Village life in the nineteenth and twentieth centuries is generally well documented, and from the turn of the nineteenth century onwards there is an increasingly rich harvest of photographs that has been gathered to provide a vivid visual account of the changing scene, a generally tidy and orderly looking one in various settings outside homes and farms, with the people in photographs taking an obvious pride in their appearance. Shops, businesses, clubs and societies all add to the texture and tapestry of Guarlford life, together with times of entertainment such as fetes and whist drives; and so, too, do moments of drama and tragedy such as the moving photograph of the burial of one of the Panting brothers, brought back to Guarlford for a military funeral, and that of the RAF Beaufighter which crashed in Guarlford in the Second World War. Moreover, since 1894, there are the minutes of the Parish Council to give another narrative of local events and concerns, with the Women's Institute also providing a further perspective through its records.
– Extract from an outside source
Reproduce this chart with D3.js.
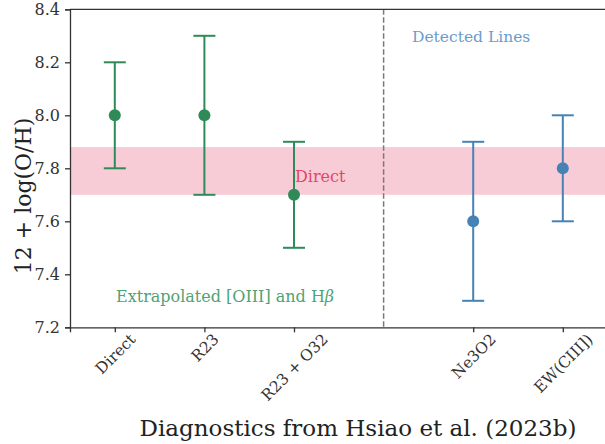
<!DOCTYPE html>
<html><head><meta charset="utf-8">
<script src="https://cdn.jsdelivr.net/npm/d3@7"></script>
<style>body{margin:0;background:#fff}svg{display:block}</style>
</head><body>
<script>
const categories = ["Direct","R23","R23 + O32","Ne3O2","EW(CIII])"];
const positions = [0,1,2,4,5];
const values = [8.0, 8.0, 7.7, 7.6, 7.8];
const errLow = [0.2, 0.3, 0.2, 0.3, 0.2];
const errHigh = [0.2, 0.3, 0.2, 0.3, 0.2];
const groups = ["extrap","extrap","extrap","detected","detected"];
const yTicks = [7.2,7.4,7.6,7.8,8.0,8.2,8.4];
const band = [7.70, 7.88];
const divider = 3;

const FONT = "'DejaVu Serif', 'Liberation Serif', serif";
const W=605,H=444;
const svg=d3.select("body").append("svg").attr("width",W).attr("height",H);
const x=d3.scaleLinear().domain([-0.5,5.5]).range([70,607.6]);
const y=d3.scaleLinear().domain([7.2,8.4]).range([327.3,9.3]);
const col={extrap:"#2e8b57",detected:"#4682b4"};

svg.append("rect").attr("x",x(-0.5)).attr("width",x(5.5)-x(-0.5))
  .attr("y",y(band[1])).attr("height",y(band[0])-y(band[1]))
  .attr("fill","#f7ccd6");
svg.append("line").attr("x1",x(divider)).attr("x2",x(divider)).attr("y1",y(8.4)).attr("y2",y(7.2))
  .attr("stroke","#7a7a7a").attr("stroke-width",1.5).attr("stroke-dasharray","5.5,2.5");

const g=svg.append("g");
categories.forEach((c,i)=>{
  const cx=x(positions[i]), cl=col[groups[i]];
  g.append("line").attr("x1",cx).attr("x2",cx).attr("y1",y(values[i]-errLow[i])).attr("y2",y(values[i]+errHigh[i])).attr("stroke",cl).attr("stroke-width",2);
  [values[i]-errLow[i],values[i]+errHigh[i]].forEach(v=>{
    g.append("line").attr("x1",cx-11).attr("x2",cx+11).attr("y1",y(v)).attr("y2",y(v)).attr("stroke",cl).attr("stroke-width",2);
  });
  g.append("circle").attr("cx",cx).attr("cy",y(values[i])).attr("r",6).attr("fill",cl);
});

function T(sel){return sel.style("font-family",FONT);}
T(svg.append("text").attr("x",412).attr("y",42).style("font-size","15.5px").style("fill","#6a9ccb")).text("Detected Lines");
T(svg.append("text").attr("x",295).attr("y",182).style("font-size","16px").style("fill","#e4466a")).text("Direct");
const ex=T(svg.append("text").attr("x",116).attr("y",302).style("font-size","16px").style("fill","#4fa274"));
ex.append("tspan").text("Extrapolated [OIII] and H");
ex.append("tspan").style("font-style","italic").text("β");

const ya=svg.append("g").attr("transform",`translate(${x(-0.5)},0)`)
  .call(d3.axisLeft(y).tickValues(yTicks).tickFormat(d3.format(".1f")).tickSize(5).tickPadding(5));
ya.selectAll("text").style("font-family",FONT).style("font-size","16px").style("fill","#333");
const xa=svg.append("g").attr("transform",`translate(0,${y(7.2)})`)
  .call(d3.axisBottom(x).tickValues(positions).tickFormat((d,i)=>categories[i]).tickSize(5));
xa.selectAll("text").style("font-family",FONT).style("font-size","15.5px").style("fill","#333")
  .attr("text-anchor","middle").attr("dy","0.35em").attr("y",0)
  .each(function(){
    const L=this.getComputedTextLength(), h=12;
    const half=(L+h)*Math.SQRT1_2/2;
    d3.select(this).attr("transform",`translate(0,${5+half}) rotate(-45)`);
  });
svg.selectAll(".domain,.tick line").attr("stroke","#333").attr("stroke-width",1.3);
svg.append("line").attr("x1",x(-0.5)).attr("x2",W).attr("y1",y(8.4)).attr("y2",y(8.4)).attr("stroke","#333").attr("stroke-width",1.3);

T(svg.append("text").attr("x",358).attr("y",436).attr("text-anchor","middle").style("font-size","23px").style("fill","#222")).text("Diagnostics from Hsiao et al. (2023b)");
T(svg.append("text").attr("transform","translate(31,196) rotate(-90)").attr("text-anchor","middle").style("font-size","22px").style("fill","#222")).text("12 + log(O/H)");
</script>
</body></html>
The last twenty five years have not seen great changes in themselves, rather they have seen the consolidation of the changes that had already taken place. With the exception of the Men's Club during this period, a meeting place that had been housed in part of the former Malt House, the physical appearance as well as the general character of Guarlford have changed comparatively little. Community life, though inevitably and sadly not as vigorous as in the past, continues, another part of the Malt House, the Village Hall, providing the parish with an invaluable meeting place for Harvest Festivals and other occasions. The Rectory field is still the setting for the annual fete, while Cherry Orchard has seen recent Millennium and Golden Jubilee celebrations. Pride in the appearance of the village was recognised by a Worcestershire County Council award in 2002 for a restoration of the pond in the village centre, a centre, which had been a gathering point for the young for many years

Those who live in Guarlford today, like the inhabitants of ancient settlements the length and breadth of the country, walk where countless generations have walked before. Lives that were rich and fully lived, though often beset by hardship, have left little, if any, trace; but perhaps with the help of this brief history and some small effort of imagination we can at least see some of the ghosts of the past, rather in the way that the evocative photograph of the Panting funeral reproduced in the book restores the presence of the people who mourned the soldier's passing, though we, for our part, should celebrate ALL our predecessors as we recall a world we have otherwise lost.